The upcoming meeting of the Federal Open Market Committee (FOMC) on October 28-29, 2025 is a pivotal event for global financial markets. 

What the FOMC is facing

The committee is operating in a challenging environment: inflation remains above goal while job-market softness is increasing. In addition, key economic data has been delayed by a government shutdown, leaving policymakers to make decisions in the face of heightened uncertainty. 

Markets are pricing in a strong probability of a 25-basis-point rate cut at the October meeting. However, the real market driver may be the post-meeting statement and forecast projections rather than the cut itself. Any signal that future cuts will be modest or delayed may create volatility. 

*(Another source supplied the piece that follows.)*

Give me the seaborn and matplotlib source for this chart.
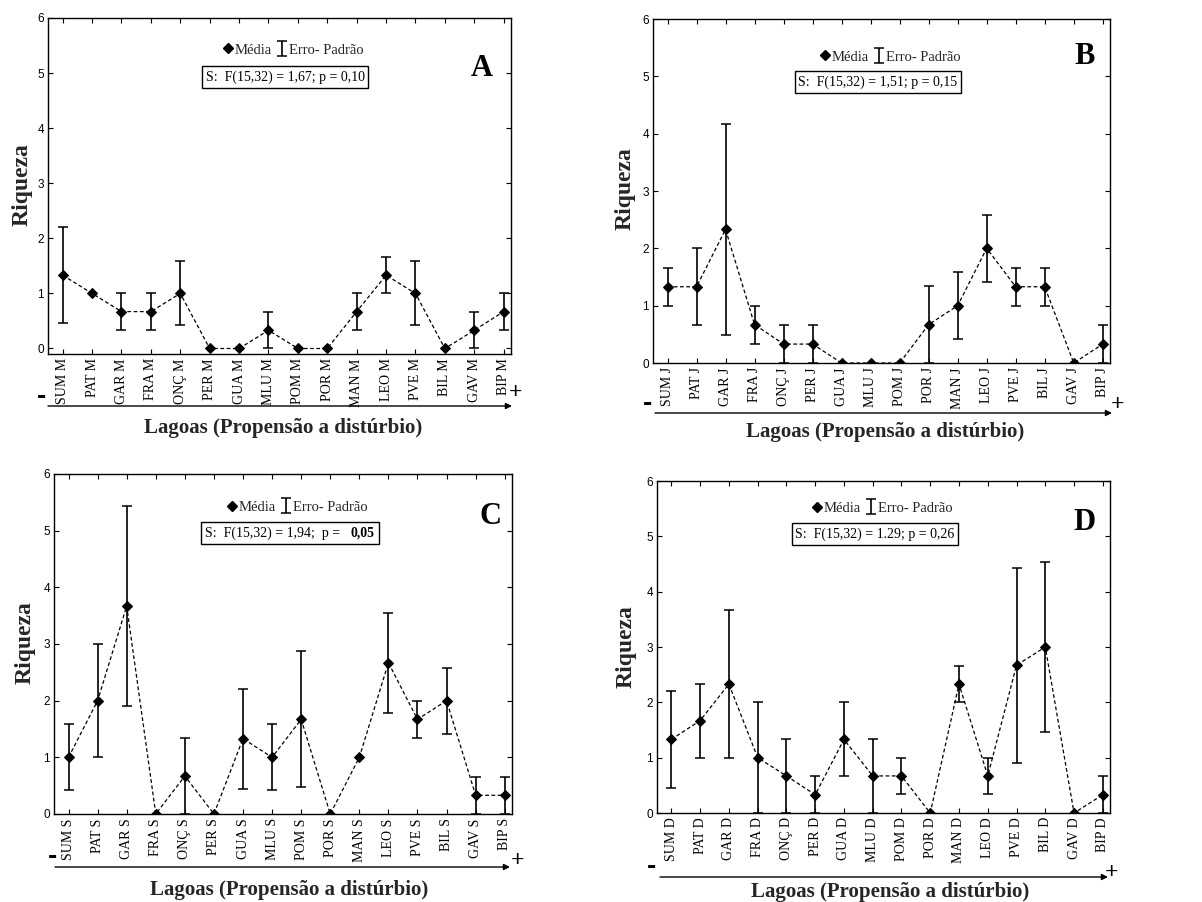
import numpy as np
import pandas as pd
import matplotlib
matplotlib.use("Agg")
import matplotlib.pyplot as plt
import seaborn as sns
from matplotlib.lines import Line2D
from matplotlib.offsetbox import TextArea, HPacker, AnnotationBbox

# Lakes ordered by disturbance propensity (low -> high)
lagoas = ["SUM", "PAT", "GAR", "FRA", "ONÇ", "PER", "GUA", "MLU",
          "POM", "POR", "MAN", "LEO", "PVE", "BIL", "GAV", "BIP"]

# Mean richness and standard error per sampling period
media_M = [1.33, 1.00, 0.67, 0.67, 1.00, 0.00, 0.00, 0.33, 0.00, 0.00, 0.67, 1.33, 1.00, 0.00, 0.33, 0.67]
erro_M = [0.87, 0.00, 0.33, 0.33, 0.58, 0.00, 0.00, 0.33, 0.00, 0.00, 0.33, 0.33, 0.58, 0.00, 0.33, 0.33]

media_J = [1.33, 1.33, 2.33, 0.67, 0.33, 0.33, 0.00, 0.00, 0.00, 0.67, 1.00, 2.00, 1.33, 1.33, 0.00, 0.33]
erro_J = [0.33, 0.67, 1.84, 0.33, 0.33, 0.33, 0.00, 0.00, 0.00, 0.67, 0.58, 0.58, 0.33, 0.33, 0.00, 0.33]

media_S = [1.00, 2.00, 3.67, 0.00, 0.67, 0.00, 1.33, 1.00, 1.67, 0.00, 1.00, 2.67, 1.67, 2.00, 0.33, 0.33]
erro_S = [0.58, 1.00, 1.76, 0.00, 0.67, 0.00, 0.88, 0.58, 1.20, 0.00, 0.00, 0.88, 0.33, 0.58, 0.33, 0.33]

media_D = [1.33, 1.67, 2.33, 1.00, 0.67, 0.33, 1.33, 0.67, 0.67, 0.00, 2.33, 0.67, 2.67, 3.00, 0.00, 0.33]
erro_D = [0.88, 0.67, 1.33, 1.00, 0.67, 0.33, 0.67, 0.67, 0.33, 0.00, 0.33, 0.33, 1.76, 1.53, 0.00, 0.33]

periodos = ["M", "J", "S", "D"]
letras = ["A", "B", "C", "D"]
estat_texto = ["S:  F(15,32) = 1,67; p = 0,10",
               "S:  F(15,32) = 1,51; p = 0,15",
               "S:  F(15,32) = 1,94;  p =   ",
               "S:  F(15,32) = 1.29; p = 0,26"]
estat_p_negrito = ["", "", "0,05", ""]

medias = [media_M, media_J, media_S, media_D]
erros = [erro_M, erro_J, erro_S, erro_D]

W, H = 1202, 902
sns.set_theme(style="ticks")
plt.rcParams["font.family"] = ["Liberation Serif", "DejaVu Serif"]
plt.rcParams["axes.edgecolor"] = "black"
plt.rcParams["axes.linewidth"] = 1.0

fig = plt.figure(figsize=(W / 100, H / 100), dpi=100)
fig.patch.set_facecolor("white")


def fpx(x, y):
    """Pixel position (from top-left) -> figure fraction."""
    return x / W, 1 - y / H


def rect_px(left, top, right, bottom):
    return [left / W, 1 - bottom / H, (right - left) / W, (bottom - top) / H]


# per-panel layout, in pixels
layout = [
    dict(rect=(48, 18, 511, 354), ymin=-0.1, ylab=(22, 185), xlab=(283, 428),
         leg=(293, 50), box=(285, 77), letter=(482, 68),
         arrow=((48, 406), (512, 406)), minus=(42, 397), plus=(516, 393)),
    dict(rect=(653, 19, 1110, 363), ymin=0.0, ylab=(625, 189), xlab=(885, 432),
         leg=(890, 57), box=(878, 82), letter=(1085, 57),
         arrow=((655, 413), (1112, 413)), minus=(648, 404), plus=(1117, 405)),
    dict(rect=(54, 474, 512, 814), ymin=0.0, ylab=(25, 643), xlab=(289, 890),
         leg=(297, 507), box=(290, 533), letter=(490, 517),
         arrow=((55, 867), (510, 867)), minus=(52, 857), plus=(517, 860)),
    dict(rect=(657, 481, 1110, 813), ymin=0.0, ylab=(626, 647), xlab=(890, 892),
         leg=(882, 508), box=(875, 534), letter=(1085, 522),
         arrow=((660, 877), (1108, 877)), minus=(652, 867), plus=(1112, 872)),
]

for i, lay in enumerate(layout):
    ax = fig.add_axes(rect_px(*lay["rect"]))
    ax.set_facecolor("white")
    pos = np.arange(len(lagoas))
    df = pd.DataFrame({"pos": pos, "media": medias[i], "erro": erros[i]})

    # dashed line joining the means, with diamond markers
    sns.lineplot(data=df, x="pos", y="media", ax=ax, color="black",
                 linestyle=(0, (3, 2)), linewidth=0.9, marker="D",
                 markersize=5, markeredgecolor="black", markerfacecolor="black")

    # standard-error bars (only where there is spread)
    com_erro = df[df["erro"] > 0]
    eb = ax.errorbar(com_erro["pos"], com_erro["media"], yerr=com_erro["erro"],
                     fmt="none", ecolor="black", elinewidth=1.2,
                     capsize=3.6, capthick=1.1)

    ax.set_xlim(-0.5, 15.25)
    ax.set_ylim(lay["ymin"], 6)
    ax.set_yticks(range(0, 7))
    ax.set_xticks(pos)
    ax.set_xticklabels([f"{l} {periodos[i]}" for l in lagoas], rotation=90,
                       fontsize=10)
    for t in ax.get_yticklabels():
        t.set_fontfamily("Liberation Sans")
        t.set_fontsize(8.5)
    ax.tick_params(direction="in", length=3.5, width=0.8, top=True,
                   right=True, colors="black", pad=3)
    for s in ax.spines.values():
        s.set_visible(True)
        s.set_color("black")

    ax.set_ylabel("Riqueza", fontsize=17, fontweight="bold")
    ax.yaxis.label.set_va("center")
    ax.yaxis.set_label_coords(*fpx(*lay["ylab"]), transform=fig.transFigure)
    ax.set_xlabel("Lagoas (Propensão a distúrbio)", fontsize=15,
                  fontweight="bold")
    ax.xaxis.label.set_va("center")
    ax.xaxis.set_label_coords(*fpx(*lay["xlab"]), transform=fig.transFigure)

    # legend: mean marker and SE bar
    media_handle = Line2D([], [], marker="D", color="black", linestyle="none",
                          markersize=5)
    ax.legend(handles=[media_handle, eb], labels=["Média", "Erro- Padrão"],
              ncol=2, frameon=False, loc="center",
              bbox_to_anchor=fpx(*lay["leg"]), bbox_transform=fig.transFigure,
              handlelength=0.7, handletextpad=0.15, columnspacing=0.3,
              borderpad=0, prop={"family": "Liberation Serif", "size": 10.5})

    # ANOVA result box
    partes = [TextArea(estat_texto[i], textprops=dict(
        family="Liberation Serif", size=10, color="black"))]
    if estat_p_negrito[i]:
        partes.append(TextArea(estat_p_negrito[i], textprops=dict(
            family="Liberation Serif", size=10, color="black",
            fontweight="bold")))
    caixa = HPacker(children=partes, align="baseline", pad=0, sep=0)
    ab = AnnotationBbox(caixa, fpx(*lay["box"]), xycoords="figure fraction",
                        box_alignment=(0.5, 0.5), frameon=True, pad=0.25,
                        bboxprops=dict(edgecolor="black", facecolor="white",
                                       linewidth=1.0))
    ax.add_artist(ab)

    # panel letter
    fig.text(*fpx(*lay["letter"]), letras[i], fontsize=22, fontweight="bold",
             ha="center", va="center", color="black")

    # disturbance gradient arrow with - and + ends
    (x0, y0), (x1, y1) = lay["arrow"]
    ax.annotate("", xy=fpx(x1, y1), xytext=fpx(x0, y0),
                xycoords="figure fraction", textcoords="figure fraction",
                annotation_clip=False,
                arrowprops=dict(arrowstyle="-|>", color="black", lw=1.0,
                                mutation_scale=9, shrinkA=0, shrinkB=0))
    fig.text(*fpx(*lay["minus"]), "-", fontsize=20, fontweight="bold",
             family="Liberation Sans", ha="center", va="center", color="black")
    fig.text(*fpx(*lay["plus"]), "+", fontsize=17, fontweight="bold",
             ha="center", va="center", color="black")

fig.savefig("out.png", dpi=100, facecolor="white")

Why this matters for gold and broader markets

A dovish outcome (rate cut + forward guidance signalling more easing) tends to favour gold, as lower interest rates reduce the opportunity cost of holding non-yielding assets. Moreover, a weaker dollar and lower real yields support bullion prices. Conversely, a hawkish tone could temper gold’s upside and favour yield-sensitive assets.

Takeaway:

Investors should be prepared not just for what the FOMC does, but how it frames the future. Key parts to watch include:

  • Whether the Fed retains any reference to inflation risk or employment weakness

  • The summary of economic projections (if released) or commentary on future rate path

  • Any balance-sheet or quantitative-easing signals

In short: the next FOMC meeting may set the tone for interest-rate expectations into 2026 and act as a trigger for precious-metals repositioning.